Task to complete
Retype the entries, please, from their first line to the line containing "ax = fig.add_axes([0.0936, 0.5036, 0.8887, 0.4354])", exactly and only those lines, minus the pictures.

Input
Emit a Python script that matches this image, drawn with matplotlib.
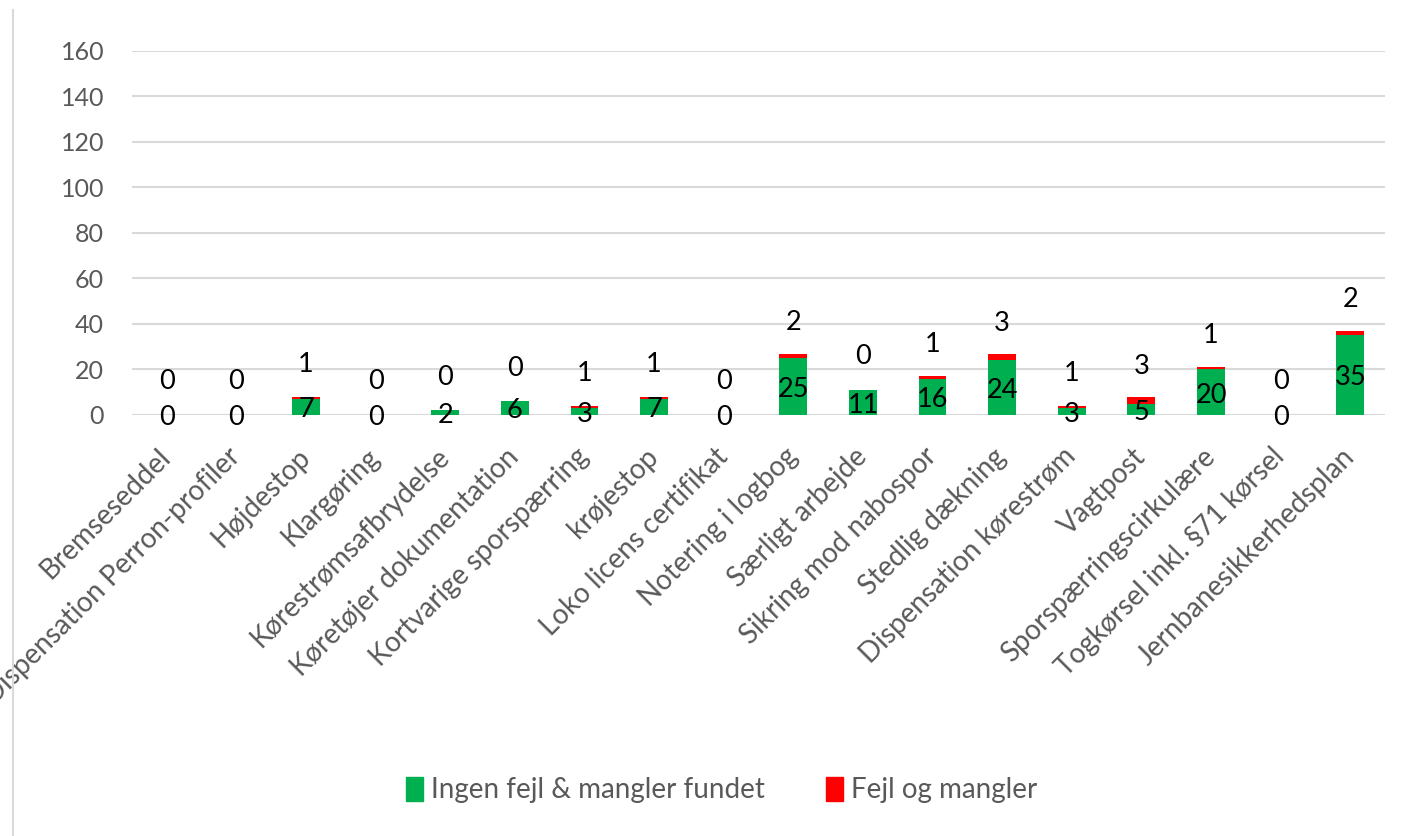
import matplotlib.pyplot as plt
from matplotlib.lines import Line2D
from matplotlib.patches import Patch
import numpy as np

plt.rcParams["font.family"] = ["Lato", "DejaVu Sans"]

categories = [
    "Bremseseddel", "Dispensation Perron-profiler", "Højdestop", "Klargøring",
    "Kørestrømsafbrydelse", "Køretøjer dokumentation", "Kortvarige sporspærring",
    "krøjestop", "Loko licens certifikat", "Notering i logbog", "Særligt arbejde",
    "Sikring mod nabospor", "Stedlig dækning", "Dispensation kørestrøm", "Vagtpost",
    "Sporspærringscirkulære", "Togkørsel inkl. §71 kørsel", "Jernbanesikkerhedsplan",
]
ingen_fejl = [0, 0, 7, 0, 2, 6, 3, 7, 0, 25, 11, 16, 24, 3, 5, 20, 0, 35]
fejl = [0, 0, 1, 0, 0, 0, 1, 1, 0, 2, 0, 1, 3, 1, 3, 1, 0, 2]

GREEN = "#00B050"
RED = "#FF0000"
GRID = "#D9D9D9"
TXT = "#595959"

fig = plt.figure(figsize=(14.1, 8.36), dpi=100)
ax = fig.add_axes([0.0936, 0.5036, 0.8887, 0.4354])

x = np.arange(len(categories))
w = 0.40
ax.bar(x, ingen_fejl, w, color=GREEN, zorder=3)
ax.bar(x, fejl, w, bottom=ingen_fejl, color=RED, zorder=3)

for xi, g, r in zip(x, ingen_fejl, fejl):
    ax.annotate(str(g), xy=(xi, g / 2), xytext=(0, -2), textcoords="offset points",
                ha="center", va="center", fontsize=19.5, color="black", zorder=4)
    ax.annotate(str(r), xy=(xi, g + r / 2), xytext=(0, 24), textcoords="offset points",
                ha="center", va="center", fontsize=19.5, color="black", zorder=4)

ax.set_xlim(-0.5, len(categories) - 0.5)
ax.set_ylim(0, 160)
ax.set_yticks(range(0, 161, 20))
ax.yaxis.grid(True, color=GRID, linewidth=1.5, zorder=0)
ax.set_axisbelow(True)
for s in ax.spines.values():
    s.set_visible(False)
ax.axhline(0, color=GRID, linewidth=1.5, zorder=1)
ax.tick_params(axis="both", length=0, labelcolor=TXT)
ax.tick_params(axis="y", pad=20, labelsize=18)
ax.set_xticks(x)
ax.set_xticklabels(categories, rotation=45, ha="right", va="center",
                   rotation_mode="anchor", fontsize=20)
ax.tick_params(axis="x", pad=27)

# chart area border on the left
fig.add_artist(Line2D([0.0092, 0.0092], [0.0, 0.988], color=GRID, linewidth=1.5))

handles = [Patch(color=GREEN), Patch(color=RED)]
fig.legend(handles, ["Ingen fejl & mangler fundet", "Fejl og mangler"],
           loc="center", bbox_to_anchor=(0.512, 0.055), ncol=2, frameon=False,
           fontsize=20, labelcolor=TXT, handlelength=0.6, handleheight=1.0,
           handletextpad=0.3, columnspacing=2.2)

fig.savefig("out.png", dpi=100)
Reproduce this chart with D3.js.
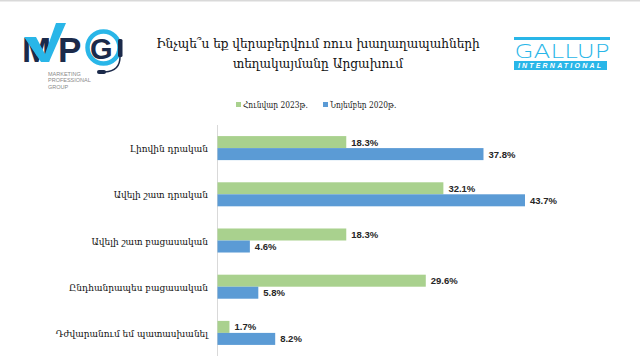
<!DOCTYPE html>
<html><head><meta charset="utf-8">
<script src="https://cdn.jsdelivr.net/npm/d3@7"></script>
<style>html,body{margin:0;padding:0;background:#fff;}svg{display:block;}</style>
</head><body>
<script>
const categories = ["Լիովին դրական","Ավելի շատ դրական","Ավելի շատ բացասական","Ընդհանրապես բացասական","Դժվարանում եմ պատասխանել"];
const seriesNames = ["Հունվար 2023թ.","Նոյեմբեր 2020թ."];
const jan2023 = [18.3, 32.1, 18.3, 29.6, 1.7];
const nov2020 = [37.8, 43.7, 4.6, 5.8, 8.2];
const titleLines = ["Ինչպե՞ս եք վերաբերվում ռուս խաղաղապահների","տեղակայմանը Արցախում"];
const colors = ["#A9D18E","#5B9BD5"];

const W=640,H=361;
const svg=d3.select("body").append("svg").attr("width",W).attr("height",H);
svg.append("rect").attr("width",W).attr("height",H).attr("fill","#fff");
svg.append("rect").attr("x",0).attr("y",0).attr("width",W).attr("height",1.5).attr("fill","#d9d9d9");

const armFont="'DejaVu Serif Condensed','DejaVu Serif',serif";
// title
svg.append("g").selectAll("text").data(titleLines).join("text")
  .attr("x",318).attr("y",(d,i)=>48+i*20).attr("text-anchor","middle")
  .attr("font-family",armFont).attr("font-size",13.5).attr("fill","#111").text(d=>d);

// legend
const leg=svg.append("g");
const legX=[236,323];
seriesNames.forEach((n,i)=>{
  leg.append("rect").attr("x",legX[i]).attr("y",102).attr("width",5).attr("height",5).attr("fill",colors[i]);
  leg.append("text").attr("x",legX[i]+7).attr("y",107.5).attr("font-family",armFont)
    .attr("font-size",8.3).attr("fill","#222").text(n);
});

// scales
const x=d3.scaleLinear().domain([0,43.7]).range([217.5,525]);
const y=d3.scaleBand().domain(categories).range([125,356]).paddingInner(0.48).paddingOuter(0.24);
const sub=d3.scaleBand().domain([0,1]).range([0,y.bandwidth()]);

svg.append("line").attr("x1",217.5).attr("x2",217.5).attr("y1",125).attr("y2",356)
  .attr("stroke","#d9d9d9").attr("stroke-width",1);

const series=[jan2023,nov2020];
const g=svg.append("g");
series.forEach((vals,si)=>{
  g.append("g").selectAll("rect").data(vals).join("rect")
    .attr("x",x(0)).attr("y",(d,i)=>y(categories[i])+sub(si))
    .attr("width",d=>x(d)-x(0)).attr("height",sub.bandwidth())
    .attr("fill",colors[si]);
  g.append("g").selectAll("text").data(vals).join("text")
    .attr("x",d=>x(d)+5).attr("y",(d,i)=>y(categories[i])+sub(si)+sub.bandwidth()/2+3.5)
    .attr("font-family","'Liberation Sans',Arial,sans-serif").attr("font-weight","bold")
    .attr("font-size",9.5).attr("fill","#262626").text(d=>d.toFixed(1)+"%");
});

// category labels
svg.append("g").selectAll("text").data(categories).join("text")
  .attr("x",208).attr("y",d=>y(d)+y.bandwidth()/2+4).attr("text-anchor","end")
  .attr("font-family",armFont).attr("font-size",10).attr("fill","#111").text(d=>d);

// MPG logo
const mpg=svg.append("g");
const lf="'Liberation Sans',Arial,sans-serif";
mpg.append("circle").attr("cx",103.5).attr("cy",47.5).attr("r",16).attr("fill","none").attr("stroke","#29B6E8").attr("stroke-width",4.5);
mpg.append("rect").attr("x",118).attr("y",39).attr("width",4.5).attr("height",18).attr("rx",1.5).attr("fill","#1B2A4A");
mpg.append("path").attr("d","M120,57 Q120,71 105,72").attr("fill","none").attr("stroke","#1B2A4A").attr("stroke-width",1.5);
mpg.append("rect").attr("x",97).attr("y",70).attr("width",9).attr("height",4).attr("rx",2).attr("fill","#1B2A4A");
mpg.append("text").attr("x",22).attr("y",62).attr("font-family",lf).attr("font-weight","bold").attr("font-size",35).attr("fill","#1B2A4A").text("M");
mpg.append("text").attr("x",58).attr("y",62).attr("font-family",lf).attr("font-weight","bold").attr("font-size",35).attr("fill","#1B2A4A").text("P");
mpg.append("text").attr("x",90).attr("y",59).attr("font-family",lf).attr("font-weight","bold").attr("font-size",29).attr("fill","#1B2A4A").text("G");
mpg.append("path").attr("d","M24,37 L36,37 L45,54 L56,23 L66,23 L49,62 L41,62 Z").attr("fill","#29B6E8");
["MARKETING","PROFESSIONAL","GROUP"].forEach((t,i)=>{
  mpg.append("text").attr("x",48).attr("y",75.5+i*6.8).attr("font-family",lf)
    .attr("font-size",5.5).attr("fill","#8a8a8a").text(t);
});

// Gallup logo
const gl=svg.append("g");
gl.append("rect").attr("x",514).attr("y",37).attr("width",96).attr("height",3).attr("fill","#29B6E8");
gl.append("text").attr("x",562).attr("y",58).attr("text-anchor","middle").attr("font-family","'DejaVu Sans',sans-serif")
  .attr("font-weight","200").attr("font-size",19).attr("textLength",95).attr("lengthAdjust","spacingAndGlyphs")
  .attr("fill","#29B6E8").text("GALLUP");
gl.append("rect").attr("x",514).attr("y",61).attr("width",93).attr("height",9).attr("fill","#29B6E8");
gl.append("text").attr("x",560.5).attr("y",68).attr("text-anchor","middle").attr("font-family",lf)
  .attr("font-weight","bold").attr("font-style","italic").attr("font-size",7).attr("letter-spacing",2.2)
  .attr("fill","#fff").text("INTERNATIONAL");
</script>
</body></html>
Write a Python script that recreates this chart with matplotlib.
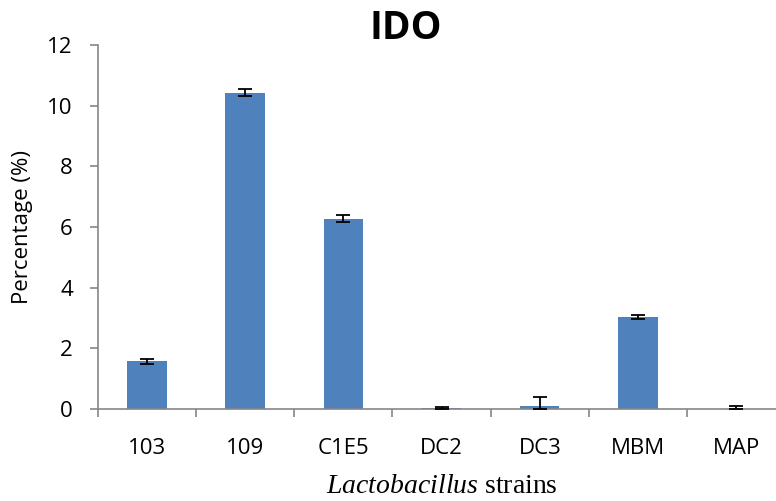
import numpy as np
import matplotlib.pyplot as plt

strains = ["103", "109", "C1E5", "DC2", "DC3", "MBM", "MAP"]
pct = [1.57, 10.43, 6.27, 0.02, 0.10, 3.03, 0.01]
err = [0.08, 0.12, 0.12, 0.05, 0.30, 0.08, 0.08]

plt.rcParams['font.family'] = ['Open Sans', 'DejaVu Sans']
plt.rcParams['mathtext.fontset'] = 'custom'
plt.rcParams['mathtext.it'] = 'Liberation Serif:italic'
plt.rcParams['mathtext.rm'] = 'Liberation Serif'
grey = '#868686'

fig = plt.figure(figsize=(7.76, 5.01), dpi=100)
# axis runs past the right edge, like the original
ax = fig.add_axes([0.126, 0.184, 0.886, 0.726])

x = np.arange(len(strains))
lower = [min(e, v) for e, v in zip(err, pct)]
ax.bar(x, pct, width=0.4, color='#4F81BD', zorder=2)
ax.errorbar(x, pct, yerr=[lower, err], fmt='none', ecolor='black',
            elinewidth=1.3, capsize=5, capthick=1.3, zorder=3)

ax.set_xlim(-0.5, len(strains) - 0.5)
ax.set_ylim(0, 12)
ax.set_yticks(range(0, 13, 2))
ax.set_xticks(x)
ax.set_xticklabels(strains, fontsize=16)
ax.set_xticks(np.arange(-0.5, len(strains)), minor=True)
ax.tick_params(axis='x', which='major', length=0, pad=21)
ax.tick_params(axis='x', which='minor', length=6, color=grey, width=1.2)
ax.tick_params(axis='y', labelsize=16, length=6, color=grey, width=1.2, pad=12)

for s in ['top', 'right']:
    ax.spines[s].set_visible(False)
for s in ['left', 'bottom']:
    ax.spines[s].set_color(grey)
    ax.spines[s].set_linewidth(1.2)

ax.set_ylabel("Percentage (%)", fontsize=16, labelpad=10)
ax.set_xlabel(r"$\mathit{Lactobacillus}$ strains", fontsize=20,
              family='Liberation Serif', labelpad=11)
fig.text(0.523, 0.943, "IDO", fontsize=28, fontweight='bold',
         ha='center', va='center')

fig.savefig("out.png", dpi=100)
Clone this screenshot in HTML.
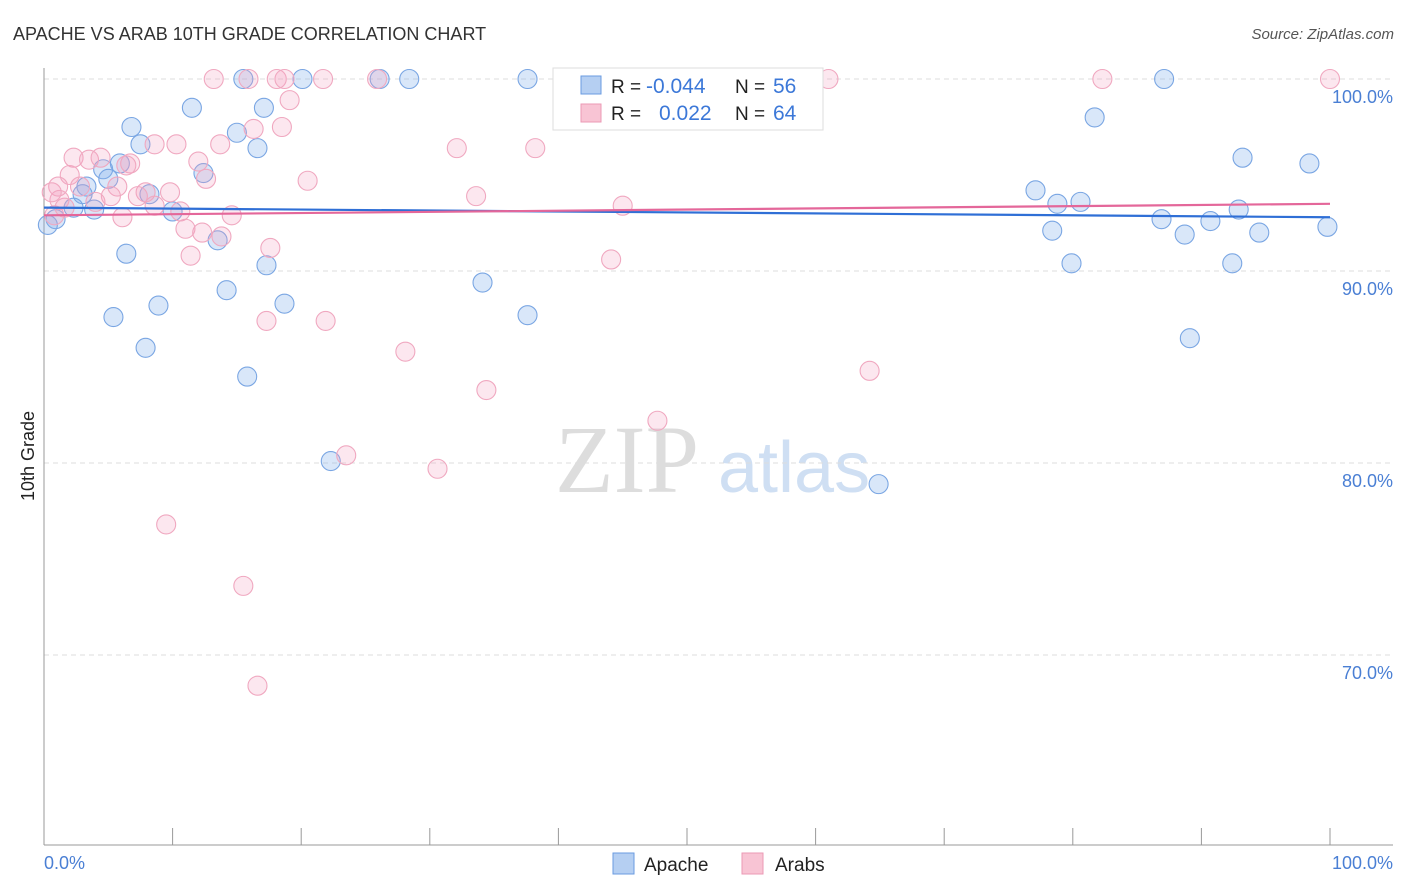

Task response
Emit a Python script that matches this image, drawn with matplotlib.
import matplotlib.pyplot as plt
from matplotlib.lines import Line2D
from matplotlib.patches import Patch
import numpy as np

plt.rcParams["font.family"] = ["Lato", "DejaVu Sans"]

categories = [
    "Bremseseddel", "Dispensation Perron-profiler", "Højdestop", "Klargøring",
    "Kørestrømsafbrydelse", "Køretøjer dokumentation", "Kortvarige sporspærring",
    "krøjestop", "Loko licens certifikat", "Notering i logbog", "Særligt arbejde",
    "Sikring mod nabospor", "Stedlig dækning", "Dispensation kørestrøm", "Vagtpost",
    "Sporspærringscirkulære", "Togkørsel inkl. §71 kørsel", "Jernbanesikkerhedsplan",
]
ingen_fejl = [0, 0, 7, 0, 2, 6, 3, 7, 0, 25, 11, 16, 24, 3, 5, 20, 0, 35]
fejl = [0, 0, 1, 0, 0, 0, 1, 1, 0, 2, 0, 1, 3, 1, 3, 1, 0, 2]

GREEN = "#00B050"
RED = "#FF0000"
GRID = "#D9D9D9"
TXT = "#595959"

fig = plt.figure(figsize=(14.1, 8.36), dpi=100)
ax = fig.add_axes([0.0936, 0.5036, 0.8887, 0.4354])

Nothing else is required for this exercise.